[Short problem]: Quote every line as written. Omit pictures.

[Provided material]:

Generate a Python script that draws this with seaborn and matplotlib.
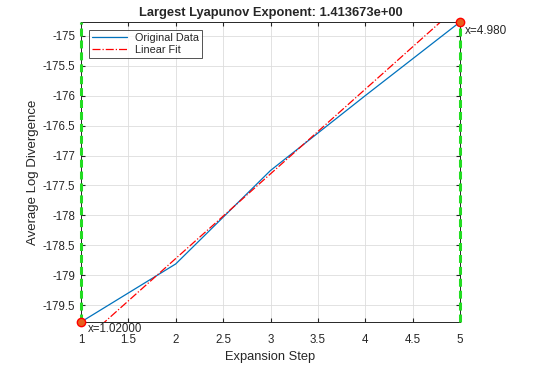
import numpy as np
import pandas as pd
import seaborn as sns
import matplotlib.pyplot as plt

# values
steps = [1, 2, 3, 4, 5]
log_div = [-179.78, -178.81, -177.25, -176.00, -174.77]
slope = 1.413673
intercept = -181.547
left_label = "x=1.02000"
right_label = "x=4.980"

sns.set_style("whitegrid")
plt.rcParams['font.family'] = ['Liberation Sans', 'DejaVu Sans']

df = pd.DataFrame({"step": steps, "div": log_div})
fit_x = np.array([steps[0], steps[-1]])
fit_df = pd.DataFrame({"step": fit_x, "div": slope * fit_x + intercept})

fig = plt.figure(figsize=(5.34, 3.68), dpi=100)
ax = fig.add_axes([81 / 534, 1 - 322 / 368, 379 / 534, 300 / 368])

sns.lineplot(data=df, x="step", y="div", ax=ax, color="#0072BD", linewidth=0.9,
             label="Original Data")
sns.lineplot(data=fit_df, x="step", y="div", ax=ax, color="red", linewidth=0.9,
             linestyle="-.", label="Linear Fit")

# boundary markers
for xv in (steps[0], steps[-1]):
    ax.axvline(xv, color="#22DD22", linestyle=(0, (2.6, 1.3)), linewidth=2.2,
               zorder=6, clip_on=False)
ax.plot([steps[0], steps[-1]], [log_div[0], log_div[-1]], "o", color="#E8601C",
        markeredgecolor="red", markersize=6, zorder=7, clip_on=False)
ax.text(steps[0] + 0.07, log_div[0] - 0.02, left_label, fontsize=8.3, va="top",
        ha="left", color="#262626")
ax.text(steps[-1] + 0.05, log_div[-1] - 0.15, right_label, fontsize=8.5, va="center",
        ha="left", color="#262626")

ax.set_xlim(steps[0], steps[-1])
ax.set_ylim(min(log_div), max(log_div))
ax.set_xticks(np.arange(1, 5.01, 0.5))
ax.set_xticklabels(["1", "1.5", "2", "2.5", "3", "3.5", "4", "4.5", "5"])
yt = np.arange(-179.5, -174.9, 0.5)
ax.set_yticks(yt)
ax.set_yticklabels([f"{v:g}" for v in yt])

ax.grid(True, color="#DDDDDD", linewidth=0.6)
for s in ax.spines.values():
    s.set_color("#262626")
    s.set_linewidth(0.7)
ax.tick_params(labelsize=8.3, colors="#262626", length=3, direction="in",
               top=True, right=True, bottom=True, left=True)
ax.tick_params(axis="x", pad=8.5)
ax.tick_params(axis="y", pad=4)
ax.set_xlabel("Expansion Step", fontsize=9.3, color="#262626", labelpad=4)
ax.set_ylabel("Average Log Divergence", fontsize=9.5, color="#262626", labelpad=3)
ax.set_title("Largest Lyapunov Exponent: 1.413673e+00", fontsize=9.3,
             fontweight="bold", pad=4)

leg = ax.legend(loc="upper left", fontsize=7.8, frameon=True, fancybox=False,
                edgecolor="#262626", borderaxespad=0.7, handlelength=3.2,
                borderpad=0.3, labelspacing=0.2)
leg.get_frame().set_linewidth(0.7)

fig.savefig("out.png", dpi=100)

[Full answer]:
Generate a Python script that draws this with seaborn and matplotlib.
import numpy as np
import pandas as pd
import seaborn as sns
import matplotlib.pyplot as plt

# values
steps = [1, 2, 3, 4, 5]
log_div = [-179.78, -178.81, -177.25, -176.00, -174.77]
slope = 1.413673
intercept = -181.547
left_label = "x=1.02000"
right_label = "x=4.980"

sns.set_style("whitegrid")
plt.rcParams['font.family'] = ['Liberation Sans', 'DejaVu Sans']

df = pd.DataFrame({"step": steps, "div": log_div})
fit_x = np.array([steps[0], steps[-1]])
fit_df = pd.DataFrame({"step": fit_x, "div": slope * fit_x + intercept})

fig = plt.figure(figsize=(5.34, 3.68), dpi=100)
ax = fig.add_axes([81 / 534, 1 - 322 / 368, 379 / 534, 300 / 368])

sns.lineplot(data=df, x="step", y="div", ax=ax, color="#0072BD", linewidth=0.9,
             label="Original Data")
sns.lineplot(data=fit_df, x="step", y="div", ax=ax, color="red", linewidth=0.9,
             linestyle="-.", label="Linear Fit")

# boundary markers
for xv in (steps[0], steps[-1]):
    ax.axvline(xv, color="#22DD22", linestyle=(0, (2.6, 1.3)), linewidth=2.2,
               zorder=6, clip_on=False)
ax.plot([steps[0], steps[-1]], [log_div[0], log_div[-1]], "o", color="#E8601C",
        markeredgecolor="red", markersize=6, zorder=7, clip_on=False)
ax.text(steps[0] + 0.07, log_div[0] - 0.02, left_label, fontsize=8.3, va="top",
        ha="left", color="#262626")
ax.text(steps[-1] + 0.05, log_div[-1] - 0.15, right_label, fontsize=8.5, va="center",
        ha="left", color="#262626")

ax.set_xlim(steps[0], steps[-1])
ax.set_ylim(min(log_div), max(log_div))
ax.set_xticks(np.arange(1, 5.01, 0.5))
ax.set_xticklabels(["1", "1.5", "2", "2.5", "3", "3.5", "4", "4.5", "5"])
yt = np.arange(-179.5, -174.9, 0.5)
ax.set_yticks(yt)
ax.set_yticklabels([f"{v:g}" for v in yt])

ax.grid(True, color="#DDDDDD", linewidth=0.6)
for s in ax.spines.values():
    s.set_color("#262626")
    s.set_linewidth(0.7)
ax.tick_params(labelsize=8.3, colors="#262626", length=3, direction="in",
               top=True, right=True, bottom=True, left=True)
ax.tick_params(axis="x", pad=8.5)
ax.tick_params(axis="y", pad=4)
ax.set_xlabel("Expansion Step", fontsize=9.3, color="#262626", labelpad=4)
ax.set_ylabel("Average Log Divergence", fontsize=9.5, color="#262626", labelpad=3)
ax.set_title("Largest Lyapunov Exponent: 1.413673e+00", fontsize=9.3,
             fontweight="bold", pad=4)

leg = ax.legend(loc="upper left", fontsize=7.8, frameon=True, fancybox=False,
                edgecolor="#262626", borderaxespad=0.7, handlelength=3.2,
                borderpad=0.3, labelspacing=0.2)
leg.get_frame().set_linewidth(0.7)

fig.savefig("out.png", dpi=100)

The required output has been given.